→ TO BE DONE
Output every line of the data exactly as it appears.

→ INFORMATION PROVIDED
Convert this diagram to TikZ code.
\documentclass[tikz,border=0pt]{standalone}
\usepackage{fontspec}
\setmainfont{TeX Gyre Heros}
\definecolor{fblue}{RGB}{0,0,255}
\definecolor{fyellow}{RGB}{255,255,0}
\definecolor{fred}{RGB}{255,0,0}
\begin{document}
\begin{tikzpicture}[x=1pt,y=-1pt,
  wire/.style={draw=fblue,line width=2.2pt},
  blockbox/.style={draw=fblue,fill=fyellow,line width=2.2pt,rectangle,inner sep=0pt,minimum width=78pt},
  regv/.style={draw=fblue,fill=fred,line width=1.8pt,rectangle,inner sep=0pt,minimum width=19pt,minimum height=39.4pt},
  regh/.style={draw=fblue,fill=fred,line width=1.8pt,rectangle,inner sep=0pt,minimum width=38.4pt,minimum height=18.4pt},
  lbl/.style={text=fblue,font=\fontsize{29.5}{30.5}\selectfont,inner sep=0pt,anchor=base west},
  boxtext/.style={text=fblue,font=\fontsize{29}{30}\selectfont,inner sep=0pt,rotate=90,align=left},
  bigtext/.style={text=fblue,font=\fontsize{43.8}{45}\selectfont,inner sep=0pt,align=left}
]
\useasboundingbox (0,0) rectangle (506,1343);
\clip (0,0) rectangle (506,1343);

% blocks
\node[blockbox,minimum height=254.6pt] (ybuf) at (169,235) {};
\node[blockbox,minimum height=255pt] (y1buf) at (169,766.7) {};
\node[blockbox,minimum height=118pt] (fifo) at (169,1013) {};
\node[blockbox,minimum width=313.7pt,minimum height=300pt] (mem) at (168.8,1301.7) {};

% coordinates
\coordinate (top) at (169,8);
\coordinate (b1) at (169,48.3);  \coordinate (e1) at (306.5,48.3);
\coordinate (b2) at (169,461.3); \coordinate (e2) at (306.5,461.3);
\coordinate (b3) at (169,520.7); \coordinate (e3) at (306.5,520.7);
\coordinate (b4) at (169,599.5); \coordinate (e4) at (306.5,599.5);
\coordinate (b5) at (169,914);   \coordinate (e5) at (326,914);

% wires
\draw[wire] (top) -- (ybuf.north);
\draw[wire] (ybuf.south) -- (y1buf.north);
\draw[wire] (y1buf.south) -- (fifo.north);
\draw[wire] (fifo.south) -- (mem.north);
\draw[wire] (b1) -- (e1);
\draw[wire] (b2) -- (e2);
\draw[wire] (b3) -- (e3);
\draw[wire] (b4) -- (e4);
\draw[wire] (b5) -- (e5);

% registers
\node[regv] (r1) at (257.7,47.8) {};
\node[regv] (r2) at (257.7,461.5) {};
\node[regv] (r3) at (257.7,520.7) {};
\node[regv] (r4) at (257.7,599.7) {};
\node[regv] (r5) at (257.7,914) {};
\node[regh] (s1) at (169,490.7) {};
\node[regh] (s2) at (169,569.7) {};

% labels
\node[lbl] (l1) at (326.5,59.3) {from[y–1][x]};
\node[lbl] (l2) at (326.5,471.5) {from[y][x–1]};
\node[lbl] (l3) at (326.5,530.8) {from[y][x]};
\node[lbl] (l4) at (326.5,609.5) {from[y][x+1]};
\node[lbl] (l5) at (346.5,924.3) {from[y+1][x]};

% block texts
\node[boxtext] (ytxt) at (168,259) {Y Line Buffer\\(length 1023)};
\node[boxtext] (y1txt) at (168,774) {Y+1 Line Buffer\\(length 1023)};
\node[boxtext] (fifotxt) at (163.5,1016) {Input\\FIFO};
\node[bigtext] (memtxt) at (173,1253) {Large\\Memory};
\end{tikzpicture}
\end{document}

→ RESPONSE
Convert this diagram to TikZ code.
\documentclass[tikz,border=0pt]{standalone}
\usepackage{fontspec}
\setmainfont{TeX Gyre Heros}
\definecolor{fblue}{RGB}{0,0,255}
\definecolor{fyellow}{RGB}{255,255,0}
\definecolor{fred}{RGB}{255,0,0}
\begin{document}
\begin{tikzpicture}[x=1pt,y=-1pt,
  wire/.style={draw=fblue,line width=2.2pt},
  blockbox/.style={draw=fblue,fill=fyellow,line width=2.2pt,rectangle,inner sep=0pt,minimum width=78pt},
  regv/.style={draw=fblue,fill=fred,line width=1.8pt,rectangle,inner sep=0pt,minimum width=19pt,minimum height=39.4pt},
  regh/.style={draw=fblue,fill=fred,line width=1.8pt,rectangle,inner sep=0pt,minimum width=38.4pt,minimum height=18.4pt},
  lbl/.style={text=fblue,font=\fontsize{29.5}{30.5}\selectfont,inner sep=0pt,anchor=base west},
  boxtext/.style={text=fblue,font=\fontsize{29}{30}\selectfont,inner sep=0pt,rotate=90,align=left},
  bigtext/.style={text=fblue,font=\fontsize{43.8}{45}\selectfont,inner sep=0pt,align=left}
]
\useasboundingbox (0,0) rectangle (506,1343);
\clip (0,0) rectangle (506,1343);

% blocks
\node[blockbox,minimum height=254.6pt] (ybuf) at (169,235) {};
\node[blockbox,minimum height=255pt] (y1buf) at (169,766.7) {};
\node[blockbox,minimum height=118pt] (fifo) at (169,1013) {};
\node[blockbox,minimum width=313.7pt,minimum height=300pt] (mem) at (168.8,1301.7) {};

% coordinates
\coordinate (top) at (169,8);
\coordinate (b1) at (169,48.3);  \coordinate (e1) at (306.5,48.3);
\coordinate (b2) at (169,461.3); \coordinate (e2) at (306.5,461.3);
\coordinate (b3) at (169,520.7); \coordinate (e3) at (306.5,520.7);
\coordinate (b4) at (169,599.5); \coordinate (e4) at (306.5,599.5);
\coordinate (b5) at (169,914);   \coordinate (e5) at (326,914);

% wires
\draw[wire] (top) -- (ybuf.north);
\draw[wire] (ybuf.south) -- (y1buf.north);
\draw[wire] (y1buf.south) -- (fifo.north);
\draw[wire] (fifo.south) -- (mem.north);
\draw[wire] (b1) -- (e1);
\draw[wire] (b2) -- (e2);
\draw[wire] (b3) -- (e3);
\draw[wire] (b4) -- (e4);
\draw[wire] (b5) -- (e5);

% registers
\node[regv] (r1) at (257.7,47.8) {};
\node[regv] (r2) at (257.7,461.5) {};
\node[regv] (r3) at (257.7,520.7) {};
\node[regv] (r4) at (257.7,599.7) {};
\node[regv] (r5) at (257.7,914) {};
\node[regh] (s1) at (169,490.7) {};
\node[regh] (s2) at (169,569.7) {};

% labels
\node[lbl] (l1) at (326.5,59.3) {from[y–1][x]};
\node[lbl] (l2) at (326.5,471.5) {from[y][x–1]};
\node[lbl] (l3) at (326.5,530.8) {from[y][x]};
\node[lbl] (l4) at (326.5,609.5) {from[y][x+1]};
\node[lbl] (l5) at (346.5,924.3) {from[y+1][x]};

% block texts
\node[boxtext] (ytxt) at (168,259) {Y Line Buffer\\(length 1023)};
\node[boxtext] (y1txt) at (168,774) {Y+1 Line Buffer\\(length 1023)};
\node[boxtext] (fifotxt) at (163.5,1016) {Input\\FIFO};
\node[bigtext] (memtxt) at (173,1253) {Large\\Memory};
\end{tikzpicture}
\end{document}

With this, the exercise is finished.